Work required — Take the line containing "Write the Bokeh code for this chart." as the first line and the line containing "from bokeh.resources import INLINE" as the last, and output that span verbatim without any images.

Material provided —
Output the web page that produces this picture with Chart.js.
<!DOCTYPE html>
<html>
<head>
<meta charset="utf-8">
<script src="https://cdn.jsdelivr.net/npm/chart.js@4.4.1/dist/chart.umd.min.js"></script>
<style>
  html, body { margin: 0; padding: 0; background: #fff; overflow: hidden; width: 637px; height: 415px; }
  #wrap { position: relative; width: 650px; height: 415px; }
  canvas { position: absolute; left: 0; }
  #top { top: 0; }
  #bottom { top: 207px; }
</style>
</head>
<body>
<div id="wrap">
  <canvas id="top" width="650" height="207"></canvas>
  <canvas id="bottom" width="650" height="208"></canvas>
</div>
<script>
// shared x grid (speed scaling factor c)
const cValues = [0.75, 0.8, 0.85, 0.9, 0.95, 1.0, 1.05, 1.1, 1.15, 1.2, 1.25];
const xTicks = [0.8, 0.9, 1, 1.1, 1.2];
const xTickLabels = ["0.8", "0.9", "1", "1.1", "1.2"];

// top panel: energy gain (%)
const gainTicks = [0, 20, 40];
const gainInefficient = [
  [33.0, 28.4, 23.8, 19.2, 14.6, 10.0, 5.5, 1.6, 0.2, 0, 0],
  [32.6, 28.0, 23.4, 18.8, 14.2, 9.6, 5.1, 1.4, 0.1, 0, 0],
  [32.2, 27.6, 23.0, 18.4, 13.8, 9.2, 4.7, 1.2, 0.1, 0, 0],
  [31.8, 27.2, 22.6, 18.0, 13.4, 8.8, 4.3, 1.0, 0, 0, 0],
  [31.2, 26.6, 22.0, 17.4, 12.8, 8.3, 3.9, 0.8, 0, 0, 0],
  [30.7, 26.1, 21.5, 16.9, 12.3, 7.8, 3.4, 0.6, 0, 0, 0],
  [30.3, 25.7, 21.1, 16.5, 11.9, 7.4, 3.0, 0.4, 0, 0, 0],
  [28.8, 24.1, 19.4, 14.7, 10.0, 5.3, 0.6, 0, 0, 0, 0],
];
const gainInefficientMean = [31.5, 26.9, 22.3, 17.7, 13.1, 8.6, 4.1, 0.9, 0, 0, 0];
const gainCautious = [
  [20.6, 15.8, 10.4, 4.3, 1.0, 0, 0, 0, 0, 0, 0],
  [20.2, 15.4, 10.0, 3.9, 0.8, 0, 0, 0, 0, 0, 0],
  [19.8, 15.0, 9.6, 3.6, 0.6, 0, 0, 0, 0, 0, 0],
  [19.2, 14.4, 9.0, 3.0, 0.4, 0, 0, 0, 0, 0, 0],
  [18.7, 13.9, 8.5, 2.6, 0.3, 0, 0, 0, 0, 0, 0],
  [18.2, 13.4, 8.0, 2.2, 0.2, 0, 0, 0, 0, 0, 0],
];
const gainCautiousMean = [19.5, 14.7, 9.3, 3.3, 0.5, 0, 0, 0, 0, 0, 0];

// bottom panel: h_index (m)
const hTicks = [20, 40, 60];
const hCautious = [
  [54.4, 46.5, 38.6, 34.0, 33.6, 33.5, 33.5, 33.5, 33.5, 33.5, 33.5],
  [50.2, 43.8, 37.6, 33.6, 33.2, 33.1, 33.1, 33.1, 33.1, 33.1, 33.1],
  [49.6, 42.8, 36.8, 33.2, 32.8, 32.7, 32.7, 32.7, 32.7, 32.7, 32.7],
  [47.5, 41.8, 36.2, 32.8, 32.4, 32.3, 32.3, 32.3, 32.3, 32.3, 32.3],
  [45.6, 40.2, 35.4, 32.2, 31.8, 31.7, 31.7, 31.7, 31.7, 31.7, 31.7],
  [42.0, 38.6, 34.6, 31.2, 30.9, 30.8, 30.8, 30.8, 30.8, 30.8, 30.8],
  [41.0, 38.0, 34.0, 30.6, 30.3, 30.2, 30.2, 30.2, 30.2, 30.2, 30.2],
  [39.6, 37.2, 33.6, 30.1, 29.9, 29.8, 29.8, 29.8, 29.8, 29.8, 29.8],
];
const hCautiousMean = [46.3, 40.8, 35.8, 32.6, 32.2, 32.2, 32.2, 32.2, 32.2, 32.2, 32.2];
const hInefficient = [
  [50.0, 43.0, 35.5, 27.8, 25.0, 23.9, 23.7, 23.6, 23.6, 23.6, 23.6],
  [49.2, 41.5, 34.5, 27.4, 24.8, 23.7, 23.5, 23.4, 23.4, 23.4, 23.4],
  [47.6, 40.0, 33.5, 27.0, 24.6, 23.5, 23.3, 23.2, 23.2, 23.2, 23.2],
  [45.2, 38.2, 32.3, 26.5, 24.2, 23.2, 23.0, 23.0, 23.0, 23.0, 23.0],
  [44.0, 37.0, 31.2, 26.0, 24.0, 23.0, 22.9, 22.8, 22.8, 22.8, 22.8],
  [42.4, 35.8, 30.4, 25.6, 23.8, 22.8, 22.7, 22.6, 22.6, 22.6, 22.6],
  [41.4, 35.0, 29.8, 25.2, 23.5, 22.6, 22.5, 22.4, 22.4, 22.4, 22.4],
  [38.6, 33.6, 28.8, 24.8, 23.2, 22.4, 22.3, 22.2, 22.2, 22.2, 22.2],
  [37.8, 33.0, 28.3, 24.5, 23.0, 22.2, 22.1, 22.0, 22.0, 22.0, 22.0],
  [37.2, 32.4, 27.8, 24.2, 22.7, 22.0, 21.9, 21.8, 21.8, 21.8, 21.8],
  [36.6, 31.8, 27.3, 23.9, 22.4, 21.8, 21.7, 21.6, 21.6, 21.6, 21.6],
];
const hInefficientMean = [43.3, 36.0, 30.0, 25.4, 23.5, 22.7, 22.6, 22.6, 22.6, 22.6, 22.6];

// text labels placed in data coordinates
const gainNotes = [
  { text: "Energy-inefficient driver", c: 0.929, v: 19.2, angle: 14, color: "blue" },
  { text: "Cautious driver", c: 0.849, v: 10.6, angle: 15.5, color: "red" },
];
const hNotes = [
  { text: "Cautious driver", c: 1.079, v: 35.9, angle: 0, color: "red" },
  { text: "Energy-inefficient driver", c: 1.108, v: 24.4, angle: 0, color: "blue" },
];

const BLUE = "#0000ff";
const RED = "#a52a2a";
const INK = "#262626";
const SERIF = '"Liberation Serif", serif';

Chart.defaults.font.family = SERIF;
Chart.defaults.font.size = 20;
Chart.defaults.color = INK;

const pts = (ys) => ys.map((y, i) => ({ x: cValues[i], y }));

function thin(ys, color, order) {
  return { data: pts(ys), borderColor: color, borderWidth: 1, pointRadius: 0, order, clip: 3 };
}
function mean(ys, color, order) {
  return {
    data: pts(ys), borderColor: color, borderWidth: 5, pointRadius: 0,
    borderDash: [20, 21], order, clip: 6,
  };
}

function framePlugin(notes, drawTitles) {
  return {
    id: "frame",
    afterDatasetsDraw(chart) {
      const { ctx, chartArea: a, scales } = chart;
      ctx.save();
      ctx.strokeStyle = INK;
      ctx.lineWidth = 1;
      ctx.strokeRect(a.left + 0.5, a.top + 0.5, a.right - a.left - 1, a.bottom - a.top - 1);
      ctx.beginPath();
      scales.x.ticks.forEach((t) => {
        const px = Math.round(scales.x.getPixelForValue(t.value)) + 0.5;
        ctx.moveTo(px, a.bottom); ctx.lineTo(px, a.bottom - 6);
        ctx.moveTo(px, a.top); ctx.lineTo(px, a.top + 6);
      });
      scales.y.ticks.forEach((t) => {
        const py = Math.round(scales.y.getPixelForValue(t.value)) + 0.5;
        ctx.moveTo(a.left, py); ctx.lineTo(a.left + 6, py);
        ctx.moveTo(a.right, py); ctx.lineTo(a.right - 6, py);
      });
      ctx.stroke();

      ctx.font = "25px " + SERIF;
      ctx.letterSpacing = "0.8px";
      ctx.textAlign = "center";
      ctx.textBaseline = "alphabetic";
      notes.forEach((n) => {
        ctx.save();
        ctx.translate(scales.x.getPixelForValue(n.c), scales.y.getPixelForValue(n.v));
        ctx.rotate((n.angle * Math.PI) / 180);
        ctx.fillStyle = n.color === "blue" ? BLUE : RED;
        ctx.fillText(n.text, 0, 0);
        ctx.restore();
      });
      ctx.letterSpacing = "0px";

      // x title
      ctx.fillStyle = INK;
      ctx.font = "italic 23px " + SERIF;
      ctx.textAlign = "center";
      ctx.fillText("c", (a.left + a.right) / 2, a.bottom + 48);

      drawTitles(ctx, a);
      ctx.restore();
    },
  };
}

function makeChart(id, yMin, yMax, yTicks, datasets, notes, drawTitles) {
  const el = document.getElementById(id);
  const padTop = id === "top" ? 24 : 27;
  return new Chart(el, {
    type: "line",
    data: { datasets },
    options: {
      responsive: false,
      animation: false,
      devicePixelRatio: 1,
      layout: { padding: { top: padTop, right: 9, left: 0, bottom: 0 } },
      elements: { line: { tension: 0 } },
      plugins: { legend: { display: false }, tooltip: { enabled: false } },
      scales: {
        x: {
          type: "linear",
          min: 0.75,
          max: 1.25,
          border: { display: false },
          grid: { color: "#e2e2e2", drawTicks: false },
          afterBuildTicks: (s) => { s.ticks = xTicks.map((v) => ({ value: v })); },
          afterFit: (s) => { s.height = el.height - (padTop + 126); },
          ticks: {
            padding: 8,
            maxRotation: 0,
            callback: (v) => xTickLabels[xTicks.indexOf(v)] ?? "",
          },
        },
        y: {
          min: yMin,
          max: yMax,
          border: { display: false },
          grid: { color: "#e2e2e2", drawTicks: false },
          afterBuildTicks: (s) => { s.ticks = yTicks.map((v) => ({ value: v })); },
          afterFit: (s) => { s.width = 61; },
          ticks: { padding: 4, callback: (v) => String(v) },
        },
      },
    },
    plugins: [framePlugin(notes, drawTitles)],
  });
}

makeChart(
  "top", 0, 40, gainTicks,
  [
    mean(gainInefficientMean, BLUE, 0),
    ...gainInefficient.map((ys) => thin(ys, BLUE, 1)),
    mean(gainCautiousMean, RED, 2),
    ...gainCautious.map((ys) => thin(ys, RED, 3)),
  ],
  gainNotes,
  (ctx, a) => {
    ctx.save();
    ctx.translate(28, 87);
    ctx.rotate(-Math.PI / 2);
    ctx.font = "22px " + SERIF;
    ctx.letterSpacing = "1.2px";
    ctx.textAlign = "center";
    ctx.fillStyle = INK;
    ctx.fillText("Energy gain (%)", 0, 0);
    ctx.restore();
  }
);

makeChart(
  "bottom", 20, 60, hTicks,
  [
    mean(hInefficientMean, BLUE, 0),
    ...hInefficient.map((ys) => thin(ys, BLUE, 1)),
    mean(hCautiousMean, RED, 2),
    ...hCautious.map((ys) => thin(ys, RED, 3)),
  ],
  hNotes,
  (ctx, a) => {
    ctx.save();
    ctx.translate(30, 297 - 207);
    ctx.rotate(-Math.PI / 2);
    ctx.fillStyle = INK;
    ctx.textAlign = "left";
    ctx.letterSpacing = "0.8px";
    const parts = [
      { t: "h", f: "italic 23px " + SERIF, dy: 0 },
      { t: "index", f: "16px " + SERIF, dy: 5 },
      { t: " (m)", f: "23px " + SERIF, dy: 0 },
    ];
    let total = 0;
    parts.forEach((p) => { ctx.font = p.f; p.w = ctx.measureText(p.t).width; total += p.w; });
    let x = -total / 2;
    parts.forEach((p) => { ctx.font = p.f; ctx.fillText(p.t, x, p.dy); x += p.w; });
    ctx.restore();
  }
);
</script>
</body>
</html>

==

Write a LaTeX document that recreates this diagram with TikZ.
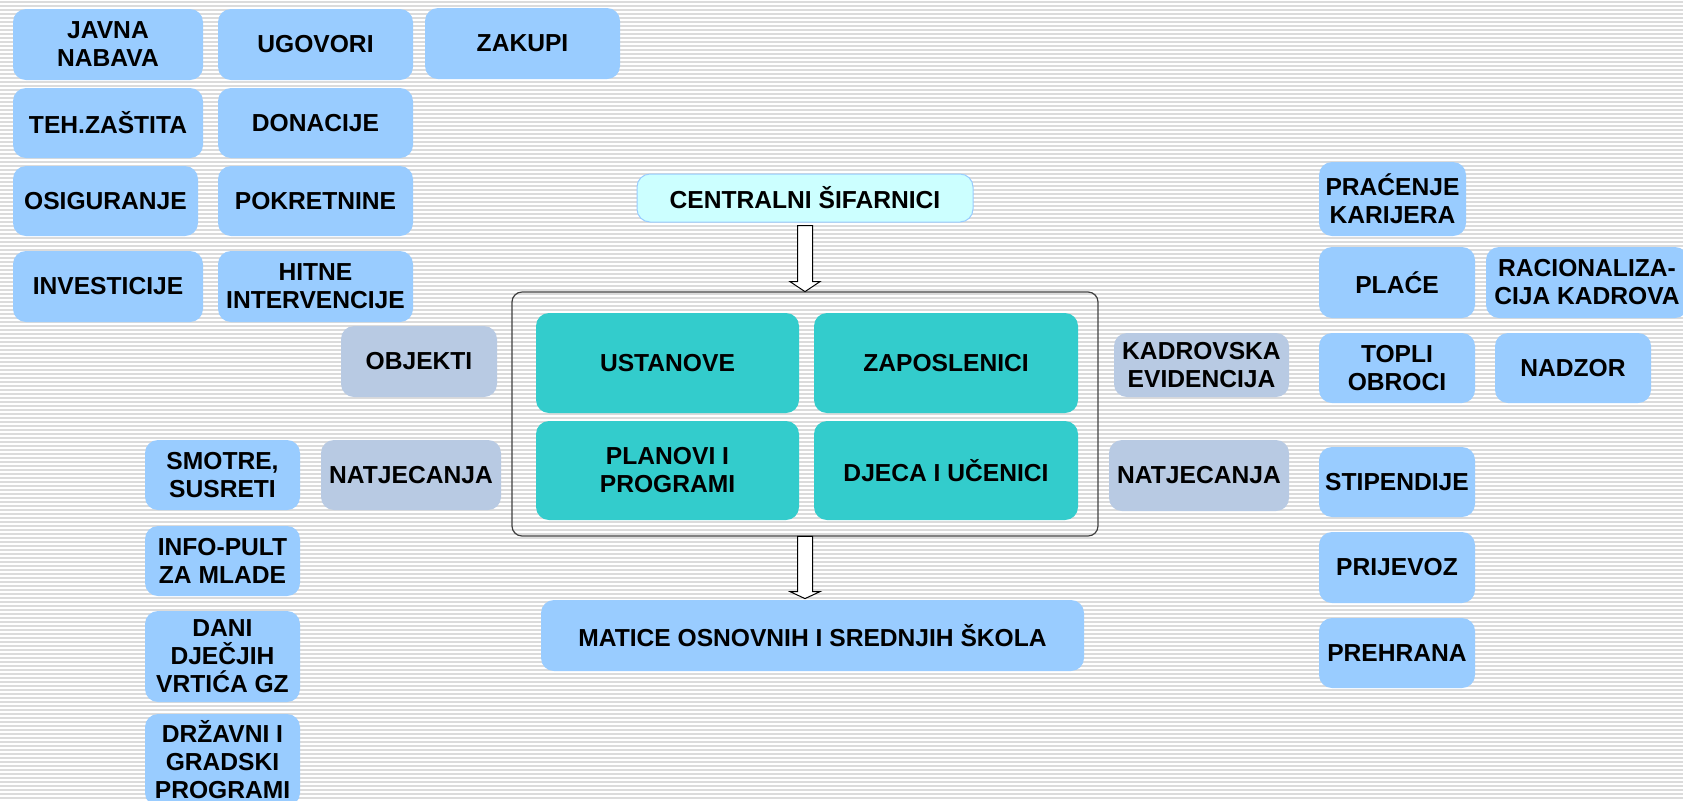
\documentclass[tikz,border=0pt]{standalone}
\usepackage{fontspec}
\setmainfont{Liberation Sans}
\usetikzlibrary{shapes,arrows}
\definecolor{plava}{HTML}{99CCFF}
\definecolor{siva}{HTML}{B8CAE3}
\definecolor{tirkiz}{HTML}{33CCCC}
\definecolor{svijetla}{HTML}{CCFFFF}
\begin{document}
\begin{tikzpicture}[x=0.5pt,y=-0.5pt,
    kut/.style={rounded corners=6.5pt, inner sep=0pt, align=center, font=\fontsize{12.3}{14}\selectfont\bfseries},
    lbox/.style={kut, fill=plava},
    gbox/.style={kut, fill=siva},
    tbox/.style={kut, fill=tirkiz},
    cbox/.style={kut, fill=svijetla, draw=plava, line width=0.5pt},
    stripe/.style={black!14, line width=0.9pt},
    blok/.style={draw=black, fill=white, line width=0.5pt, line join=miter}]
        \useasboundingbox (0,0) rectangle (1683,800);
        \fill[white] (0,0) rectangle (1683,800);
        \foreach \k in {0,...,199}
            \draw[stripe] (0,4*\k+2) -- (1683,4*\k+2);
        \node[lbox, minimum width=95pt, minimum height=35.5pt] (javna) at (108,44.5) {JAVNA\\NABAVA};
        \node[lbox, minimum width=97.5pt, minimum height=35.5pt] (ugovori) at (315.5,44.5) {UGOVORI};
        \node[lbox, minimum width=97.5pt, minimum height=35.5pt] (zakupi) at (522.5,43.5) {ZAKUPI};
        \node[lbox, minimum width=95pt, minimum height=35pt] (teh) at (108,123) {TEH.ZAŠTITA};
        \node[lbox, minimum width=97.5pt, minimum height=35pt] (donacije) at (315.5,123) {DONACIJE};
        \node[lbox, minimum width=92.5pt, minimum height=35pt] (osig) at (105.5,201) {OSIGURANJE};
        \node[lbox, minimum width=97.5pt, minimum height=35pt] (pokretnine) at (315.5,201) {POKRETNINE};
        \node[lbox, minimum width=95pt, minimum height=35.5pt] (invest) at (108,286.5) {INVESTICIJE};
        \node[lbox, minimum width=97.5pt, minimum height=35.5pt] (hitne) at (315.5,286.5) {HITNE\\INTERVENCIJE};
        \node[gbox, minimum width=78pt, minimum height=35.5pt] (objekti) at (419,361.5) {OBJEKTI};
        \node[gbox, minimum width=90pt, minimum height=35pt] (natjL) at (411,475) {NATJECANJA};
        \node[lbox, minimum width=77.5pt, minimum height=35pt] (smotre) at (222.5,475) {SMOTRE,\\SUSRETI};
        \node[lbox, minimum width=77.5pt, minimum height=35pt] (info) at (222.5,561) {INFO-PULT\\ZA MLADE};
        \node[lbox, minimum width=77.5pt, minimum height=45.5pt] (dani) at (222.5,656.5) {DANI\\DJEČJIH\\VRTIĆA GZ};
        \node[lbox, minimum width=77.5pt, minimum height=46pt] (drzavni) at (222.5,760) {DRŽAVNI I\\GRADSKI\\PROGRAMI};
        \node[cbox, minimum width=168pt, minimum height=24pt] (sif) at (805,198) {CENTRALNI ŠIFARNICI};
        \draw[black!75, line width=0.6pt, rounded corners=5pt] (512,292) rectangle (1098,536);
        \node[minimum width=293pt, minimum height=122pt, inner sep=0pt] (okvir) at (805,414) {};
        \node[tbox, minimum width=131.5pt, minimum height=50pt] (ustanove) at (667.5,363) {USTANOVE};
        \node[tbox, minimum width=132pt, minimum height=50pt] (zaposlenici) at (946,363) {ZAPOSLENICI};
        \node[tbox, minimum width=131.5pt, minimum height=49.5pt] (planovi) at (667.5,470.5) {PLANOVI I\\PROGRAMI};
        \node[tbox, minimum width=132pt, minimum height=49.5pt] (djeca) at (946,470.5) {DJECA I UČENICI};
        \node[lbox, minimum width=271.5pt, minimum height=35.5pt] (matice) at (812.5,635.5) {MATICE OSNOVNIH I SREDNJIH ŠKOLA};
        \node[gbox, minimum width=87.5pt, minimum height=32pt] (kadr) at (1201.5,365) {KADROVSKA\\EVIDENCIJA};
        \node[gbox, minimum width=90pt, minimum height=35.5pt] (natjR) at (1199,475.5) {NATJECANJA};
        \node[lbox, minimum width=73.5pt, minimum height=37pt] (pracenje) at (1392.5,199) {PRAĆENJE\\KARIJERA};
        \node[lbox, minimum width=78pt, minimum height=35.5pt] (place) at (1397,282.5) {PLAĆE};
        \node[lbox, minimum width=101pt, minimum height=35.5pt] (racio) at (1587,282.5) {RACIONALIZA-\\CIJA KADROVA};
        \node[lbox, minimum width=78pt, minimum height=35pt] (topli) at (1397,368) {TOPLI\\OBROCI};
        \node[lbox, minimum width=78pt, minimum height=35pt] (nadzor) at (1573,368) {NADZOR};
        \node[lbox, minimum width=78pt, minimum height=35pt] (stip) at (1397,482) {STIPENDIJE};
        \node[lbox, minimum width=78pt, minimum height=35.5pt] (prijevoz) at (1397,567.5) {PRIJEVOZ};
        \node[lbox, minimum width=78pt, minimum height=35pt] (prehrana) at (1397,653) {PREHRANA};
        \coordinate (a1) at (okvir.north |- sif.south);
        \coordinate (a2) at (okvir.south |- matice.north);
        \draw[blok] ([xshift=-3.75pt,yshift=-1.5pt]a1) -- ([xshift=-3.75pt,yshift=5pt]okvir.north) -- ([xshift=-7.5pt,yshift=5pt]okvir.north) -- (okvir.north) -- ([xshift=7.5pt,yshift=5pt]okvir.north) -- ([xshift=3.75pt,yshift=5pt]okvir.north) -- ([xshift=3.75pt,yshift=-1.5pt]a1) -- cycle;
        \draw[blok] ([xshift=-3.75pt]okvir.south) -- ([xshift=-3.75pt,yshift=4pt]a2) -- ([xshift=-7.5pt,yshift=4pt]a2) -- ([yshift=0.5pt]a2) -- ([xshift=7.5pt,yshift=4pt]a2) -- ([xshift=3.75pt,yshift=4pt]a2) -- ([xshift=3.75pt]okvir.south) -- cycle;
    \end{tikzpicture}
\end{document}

---

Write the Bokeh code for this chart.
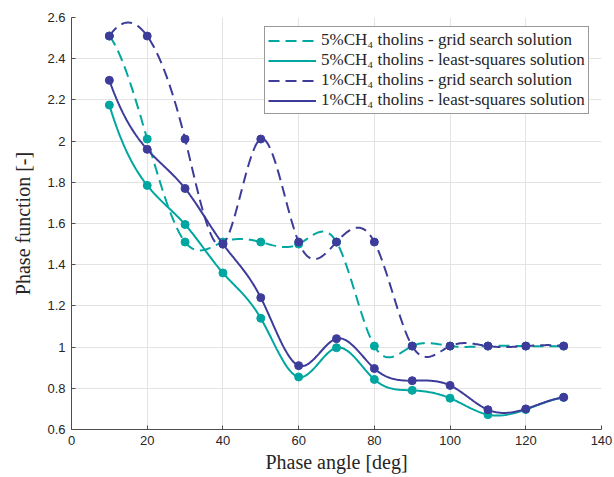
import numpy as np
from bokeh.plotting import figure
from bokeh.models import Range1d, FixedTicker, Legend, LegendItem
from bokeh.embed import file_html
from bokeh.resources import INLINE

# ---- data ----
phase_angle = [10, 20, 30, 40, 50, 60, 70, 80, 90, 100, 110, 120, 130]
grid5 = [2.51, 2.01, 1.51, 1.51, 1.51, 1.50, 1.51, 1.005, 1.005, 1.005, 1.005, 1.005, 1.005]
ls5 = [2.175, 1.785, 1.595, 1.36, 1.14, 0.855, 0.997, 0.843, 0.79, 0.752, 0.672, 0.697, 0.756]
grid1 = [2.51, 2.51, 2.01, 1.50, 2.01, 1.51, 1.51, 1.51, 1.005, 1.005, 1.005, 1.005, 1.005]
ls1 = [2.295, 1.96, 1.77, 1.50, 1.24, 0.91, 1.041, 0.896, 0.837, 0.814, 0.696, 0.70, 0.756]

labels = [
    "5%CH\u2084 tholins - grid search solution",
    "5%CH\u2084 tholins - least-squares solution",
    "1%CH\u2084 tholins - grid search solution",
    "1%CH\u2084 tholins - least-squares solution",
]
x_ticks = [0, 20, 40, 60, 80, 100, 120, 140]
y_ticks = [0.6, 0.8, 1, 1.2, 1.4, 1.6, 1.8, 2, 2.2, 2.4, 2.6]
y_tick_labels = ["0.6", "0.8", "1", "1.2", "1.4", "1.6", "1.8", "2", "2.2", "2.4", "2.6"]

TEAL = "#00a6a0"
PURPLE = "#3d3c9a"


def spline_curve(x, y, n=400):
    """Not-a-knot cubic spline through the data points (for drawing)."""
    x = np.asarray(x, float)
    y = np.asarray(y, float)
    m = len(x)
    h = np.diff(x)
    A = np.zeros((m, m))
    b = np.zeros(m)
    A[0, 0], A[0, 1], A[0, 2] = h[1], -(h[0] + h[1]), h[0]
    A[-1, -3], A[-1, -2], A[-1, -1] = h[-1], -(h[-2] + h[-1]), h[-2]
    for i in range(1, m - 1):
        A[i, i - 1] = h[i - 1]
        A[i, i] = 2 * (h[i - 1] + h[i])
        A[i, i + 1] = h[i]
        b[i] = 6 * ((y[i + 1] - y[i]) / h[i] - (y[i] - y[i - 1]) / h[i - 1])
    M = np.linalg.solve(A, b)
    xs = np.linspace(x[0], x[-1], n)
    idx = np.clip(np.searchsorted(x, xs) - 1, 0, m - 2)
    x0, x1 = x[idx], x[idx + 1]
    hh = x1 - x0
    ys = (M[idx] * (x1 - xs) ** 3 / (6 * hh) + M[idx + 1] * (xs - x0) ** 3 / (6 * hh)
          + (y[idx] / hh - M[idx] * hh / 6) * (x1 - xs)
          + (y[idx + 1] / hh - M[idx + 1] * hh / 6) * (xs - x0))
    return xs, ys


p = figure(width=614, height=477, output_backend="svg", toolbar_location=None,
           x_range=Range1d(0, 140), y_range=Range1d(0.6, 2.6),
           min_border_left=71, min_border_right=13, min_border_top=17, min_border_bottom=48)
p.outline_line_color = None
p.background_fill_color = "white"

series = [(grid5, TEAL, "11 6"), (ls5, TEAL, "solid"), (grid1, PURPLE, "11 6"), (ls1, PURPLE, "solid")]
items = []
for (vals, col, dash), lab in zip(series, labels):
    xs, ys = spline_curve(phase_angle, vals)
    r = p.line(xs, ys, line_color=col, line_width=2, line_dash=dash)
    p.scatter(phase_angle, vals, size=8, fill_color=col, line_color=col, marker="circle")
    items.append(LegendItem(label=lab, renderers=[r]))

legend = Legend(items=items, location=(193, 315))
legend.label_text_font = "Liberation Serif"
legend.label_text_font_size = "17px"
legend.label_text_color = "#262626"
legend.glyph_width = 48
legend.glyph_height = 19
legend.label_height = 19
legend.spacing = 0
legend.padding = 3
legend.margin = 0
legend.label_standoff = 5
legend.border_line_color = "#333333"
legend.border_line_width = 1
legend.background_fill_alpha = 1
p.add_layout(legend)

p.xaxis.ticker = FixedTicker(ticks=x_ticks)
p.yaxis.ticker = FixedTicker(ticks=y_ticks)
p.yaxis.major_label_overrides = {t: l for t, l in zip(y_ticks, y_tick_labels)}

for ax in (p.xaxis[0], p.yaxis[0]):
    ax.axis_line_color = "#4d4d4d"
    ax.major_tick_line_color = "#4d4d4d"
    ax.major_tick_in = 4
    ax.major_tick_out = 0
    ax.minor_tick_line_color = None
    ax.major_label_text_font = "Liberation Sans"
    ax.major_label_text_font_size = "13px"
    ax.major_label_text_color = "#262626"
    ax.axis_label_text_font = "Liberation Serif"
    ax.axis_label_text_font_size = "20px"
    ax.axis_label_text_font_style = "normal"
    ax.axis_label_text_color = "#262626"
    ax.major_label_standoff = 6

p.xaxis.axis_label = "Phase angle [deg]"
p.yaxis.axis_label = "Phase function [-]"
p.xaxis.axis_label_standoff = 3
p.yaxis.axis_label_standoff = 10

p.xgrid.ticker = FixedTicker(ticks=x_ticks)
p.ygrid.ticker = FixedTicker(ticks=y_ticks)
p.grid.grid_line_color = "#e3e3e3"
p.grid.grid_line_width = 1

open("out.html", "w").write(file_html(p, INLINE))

The reply —
Write the Bokeh code for this chart.
import numpy as np
from bokeh.plotting import figure
from bokeh.models import Range1d, FixedTicker, Legend, LegendItem
from bokeh.embed import file_html
from bokeh.resources import INLINE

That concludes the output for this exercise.